In a new series of blog posts, I’m going to explore how far the UK beer scene has come in the past year. This is more than just a post about 2014 in review. Each year sees craft beer in the UK gain ever larger exposure, but how do you measure that, how do we quantify what has been achieved and where this is going? It’s something I can only describe as The Distance. This first post on the topic is a personal one, about a beer with a name from a blog post.
In October, I wrote about the emergence of an ‘anti-style’, the Juicy Banger, a beer that could be lager or ale, 3% or 7%, but always pale, always juicy with pronounced citrus hop character and endless refreshment.

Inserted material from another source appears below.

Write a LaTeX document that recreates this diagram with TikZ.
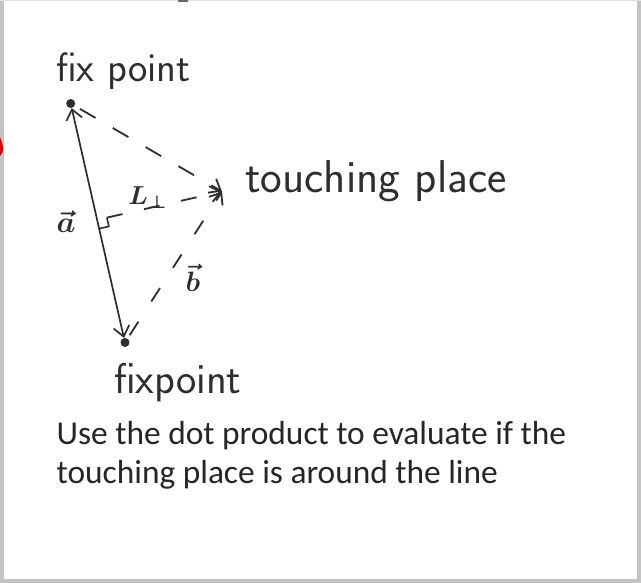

The term gained a bit of traction, and caused a bit of discussion.
With the term Juicy Banger, I wanted people to think about beer differently, but I didn’t want to become the Supreme Chancellor of whether a beer is or isn’t one. People started asking me if X or Y or Z was a Juicy Banger, to which I would awkwardly respond “well, do you think it is?” More often than not, they did, and the fact they were asking the question often indicated that they already thought so. That was kind of the point really: to empower people to describe and determine the beers they like in a way separate to the established lexicon and parameters of the industry. Not long after writing the post, the opportunity arose to put the term to the test.
It’s no secret that I’m fond of Camden Town Brewery, its beers and many of the people who work there. It does good beer right and fights the good fight. After establishing themselves in London’s beer scene quickly in the earliest years of this decade, a lot of people have moved onto newer breweries for their hoppy kicks, and I regularly find myself urging people to rediscover Camden’s beers, especially since the launch of their barnstorming IHL.
What you might not know is that every member of staff at Camden gets a turn to brew on the pilot kit, and Sofia De Crescentiis had chosen a Grapefruit IPA, based on one of her favourite Canadian beers, what she calls her ‘eureka’ beer. After a number of discussions between myself, Matt Curtis and people who work at Camden Town Brewery (namely Sofia and brewing director Alex Troncoso), it was proposed that Sofia’s turn on Camden’s pilot kit would be a grapefruit IPA, and that Jonny from the Craft Beer Channel would join Matt and I in helping Sofia brew it and film our efforts.
The name for the beer quickly became apparent (considering all that grapefruit we bought), and whilst I was initially hesitant that Juicy Banger became a single, labelled product, I could also see the opportunity to use it to spread the idea of how flexible beer styles can be, and have some fun making a tasty beer at the same time.
Brewing the beer on cold day in early December was indeed a lot of fun, as seen in the Craft Beer Channel’s video, and the difference that a handful of grapefruit zest could make to 50l of hopped wort is etched onto my palate and brain for ever. The malt bill was 95% pale malt, which the remaining 5% made up by Victory malt to give a little colour and extra body. The hops chosen were Magnum, Amarillo, Citra and Centennial, with the grapefruit zest added at flameout and a further dry hopping of Citra after primary fermentation. One thing’s for certain: without the expertise of Camden brewer Pete Brown (not that one), the brew could have easily been a disaster. For example, we wanted to throw a LOT more grapefruit in there before Pete stopped us. You can read more about how we brewed it in Matt’s blog post.
I had been concerned that the beer would be bitter to the point of unpalatable tartness, that too much pith had gone in with the zest and that it would be slightly sour or even undrinkable. Happily, the resulting beer was far more nuanced than I was expecting. Whilst close to 7%, it had a rounded, orangey sweetness that reminded me of SKA brewing’s Modus Hoperandi, but with a much cleaner palate and a sharp bitterness that developed in a dry, grapefruit-accented finish with lip-smacking astringency. Simply, it worked marvellously well. There was some debate between us all whether it was too bitter or not too bitter enough, but for a first attempt I think it shows a lot of promise. Maybe, just maybe it will make its way into Camden’s brewhouse proper one day.
Meanwhile, on Twitter, Boak and Bailey pointed out the closing of a feedback loop, an indication that the chumminess between people who write about beer on an amateur and professional basis and the people who make the beers those people write about has folded space somehow.
The thing is, the beer was going to exist in that form one way or another, with or without the moniker of The Juicy Banger. It was Sofia’s beer after all. So the beer always came first, but it’s also important to understand that it isn’t called The Juicy Banger because of my blog post. It’s called The Juicy Banger because of the response to the blog post, because people found the term applicable to beers they liked and took it for themselves. This wasn’t the closing of a feedback loop – this was the narrowing of the distance, between brewers and drinkers, between the beers people want and the beer brewers make.
How to measure that distance, though? Well, the entire batch of The Juicy Banger sold in just over 30 minutes, which is a testament to Sofia’s idea, to Pete’s brewing knowledge, and the zest of four pink grapefruit. Three bloggers just tried not to ruin it.